In Fridays BBC online Education:
Another experiment, conducted by Dr Alex Richardson of Oxford University, involved young children, aged from six to 11, in Durham.
All these children had specific difficulties in motor coordination, over 30% had Attention Deficit Hyperactivity Disorders (ADHD), and 40% had specific learning difficulties and were more than two years behind in reading and spelling.
The experiment provided the children with supplements containing Omega-3 and Omega-6 fatty acids and vitamin E.
Again, the results were very clear.
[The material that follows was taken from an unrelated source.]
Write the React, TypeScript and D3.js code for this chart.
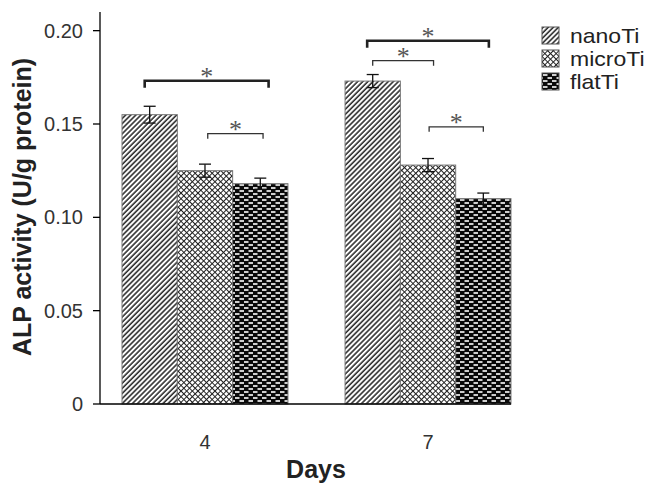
import React from "react";
import * as d3 from "d3";

const days = ["4", "7"];
const series = ["nanoTi", "microTi", "flatTi"];
// mean ALP activity per day, one row per series
const nanoTi = [0.155, 0.173];
const microTi = [0.125, 0.128];
const flatTi = [0.118, 0.110];
const nanoErr = [0.0045, 0.0035];
const microErr = [0.0035, 0.0035];
const flatErr = [0.003, 0.003];
const yTicks = [0, 0.05, 0.1, 0.15, 0.2];

// significance brackets: day, from series (+ position in bar), to series, height
const brackets = [
  { day: "4", from: 0, fromAt: 0.41, to: 2, toAt: 0.65, y: 0.1732, thick: true },
  { day: "4", from: 1, fromAt: 0.55, to: 2, toAt: 0.55, y: 0.1448, thick: false },
  { day: "7", from: 0, fromAt: 0.4, to: 2, toAt: 0.6, y: 0.1946, thick: true },
  { day: "7", from: 0, fromAt: 0.5, to: 1, toAt: 0.6, y: 0.1839, thick: false },
  { day: "7", from: 1, fromAt: 0.52, to: 2, toAt: 0.5, y: 0.1485, thick: false },
];

const values = [nanoTi, microTi, flatTi];
const errors = [nanoErr, microErr, flatErr];
const fills = ["url(#pNano)", "url(#pMicro)", "url(#pFlat)"];

export default function App() {
  const width = 662, height = 495;
  const left = 100, bottom = 404;

  const x = d3.scaleBand().domain(days).range([left, 533]).paddingInner(0.256).paddingOuter(0.0987);
  const xs = d3.scaleBand().domain(series).range([0, x.bandwidth()]);
  const y = d3.scaleLinear().domain([0, 0.21]).range([bottom, 12]);
  const fmt = (d: number) => (d === 0 ? "0" : d3.format(".2f")(d));
  const xEnd = (x("7") as number) + x.bandwidth();

  const barX = (day: string, si: number) => (x(day) as number) + (xs(series[si]) as number);

  return (
    <svg width={width} height={height} style={{ position: "absolute", left: 0, top: 0 }}>
      <defs>
        <pattern id="pNano" width="3.6" height="3.6" patternUnits="userSpaceOnUse" patternTransform="rotate(45)">
          <rect width="3.6" height="3.6" fill="#fff" />
          <line x1="1" y1="0" x2="1" y2="3.6" stroke="#111" strokeWidth="1.4" />
        </pattern>
        <pattern id="pMicro" width="4" height="4" patternUnits="userSpaceOnUse" patternTransform="rotate(45)">
          <rect width="4" height="4" fill="#fff" />
          <line x1="0.5" y1="0" x2="0.5" y2="4" stroke="#222" strokeWidth="1" />
          <line x1="0" y1="0.5" x2="4" y2="0.5" stroke="#222" strokeWidth="1" />
        </pattern>
        <pattern id="pFlat" width="9" height="6" patternUnits="userSpaceOnUse">
          <rect width="9" height="6" fill="#0a0a0a" />
          <rect x="1" y="1.2" width="4.5" height="1.6" fill="#fff" />
          <rect x="5.5" y="4.2" width="3.5" height="1.6" fill="#fff" />
          <rect x="0" y="4.2" width="1" height="1.6" fill="#fff" />
        </pattern>
      </defs>

      {/* bars */}
      {days.map((day, di) =>
        series.map((s, si) => (
          <rect
            key={day + s}
            x={barX(day, si)}
            y={y(values[si][di])}
            width={xs.bandwidth()}
            height={bottom - y(values[si][di])}
            fill={fills[si]}
            stroke="#777"
            strokeWidth={1}
          />
        ))
      )}

      {/* error bars */}
      {days.map((day, di) =>
        series.map((s, si) => {
          const cx = barX(day, si) + xs.bandwidth() / 2;
          const v = values[si][di], e = errors[si][di];
          return (
            <g key={"e" + day + s} stroke="#111" strokeWidth={1.3}>
              <line x1={cx} x2={cx} y1={y(v + e)} y2={y(v - e)} />
              <line x1={cx - 6} x2={cx + 6} y1={y(v + e)} y2={y(v + e)} />
              <line x1={cx - 6} x2={cx + 6} y1={y(v - e)} y2={y(v - e)} />
            </g>
          );
        })
      )}

      {/* significance brackets */}
      {brackets.map((b, i) => {
        const x1 = barX(b.day, b.from) + xs.bandwidth() * b.fromAt;
        const x2 = barX(b.day, b.to) + xs.bandwidth() * b.toAt;
        const yy = y(b.y);
        const drop = b.thick ? 7 : 5;
        return (
          <g key={"b" + i}>
            <path
              d={`M${x1},${yy + drop}V${yy}H${x2}V${yy + drop}`}
              fill="none"
              stroke={b.thick ? "#222" : "#333"}
              strokeWidth={b.thick ? 2.6 : 1.3}
            />
            <text x={(x1 + x2) / 2} y={yy + 4} textAnchor="middle" fontFamily="Liberation Serif" fontSize={26} fill="#555">
              *
            </text>
          </g>
        );
      })}

      {/* axes */}
      <line x1={left} x2={left} y1={y(0.21)} y2={bottom} stroke="#000" strokeWidth={1.3} />
      <line x1={left} x2={xEnd} y1={bottom} y2={bottom} stroke="#000" strokeWidth={1.3} />
      {yTicks.map((t) => (
        <g key={"t" + t}>
          <line x1={left - 7} x2={left} y1={y(t)} y2={y(t)} stroke="#000" strokeWidth={1.3} />
          <text x={left - 17} y={y(t)} dy="0.35em" textAnchor="end" fontFamily="Liberation Sans" fontSize={20} fill="#333">
            {fmt(t)}
          </text>
        </g>
      ))}
      {days.map((day) => (
        <text key={"d" + day} x={(x(day) as number) + x.bandwidth() / 2} y={449} textAnchor="middle" fontFamily="Liberation Sans" fontSize={20} fill="#333">
          {day}
        </text>
      ))}

      <text x={316} y={478} textAnchor="middle" fontFamily="Liberation Sans" fontWeight="bold" fontSize={25} fill="#222">
        Days
      </text>
      <text transform="translate(31,207) rotate(-90)" textAnchor="middle" fontFamily="Liberation Sans" fontWeight="bold" fontSize={25} fill="#222">
        ALP activity (U/g protein)
      </text>

      {/* legend */}
      {series.map((s, i) => (
        <g key={"l" + s} transform={`translate(542,${27 + i * 23})`}>
          <rect width={17} height={17} fill={fills[i]} stroke="#555" strokeWidth={1} />
          <text transform="translate(28,8.5) scale(1.15,1)" dy="0.35em" fontFamily="Liberation Sans" fontSize={20} fill="#222">
            {s}
          </text>
        </g>
      ))}
    </svg>
  );
}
Compared with the expected progress for normal children, the recipients of the supplements improved their reading ability at more than three times the normal rate, and more than twice the rate in spelling, over three months of treatment.
There were also significant improvements in their ADHD symptoms.
Mr Gesch also referred to research in schools in the US, where a new regime of banning vending machines, providing nutritional education, better food and low dose vitamin-mineral tablets had improved both behaviour and academic standards.
In this experiment with five to 10 year olds, after one year, exclusions had fallen by 80%, violent acts were down by 97%, and the school's test scores in maths and English had shot up, taking it from being the lowest in the school district to first and second in maths and English respectively.
So, compared with the hundreds of millions being spent on reducing exclusions and truancy, and raising standards, the government might do better to channel more funds into school children's diets.
There HAS to be something in this whole diet/behaviour malarky?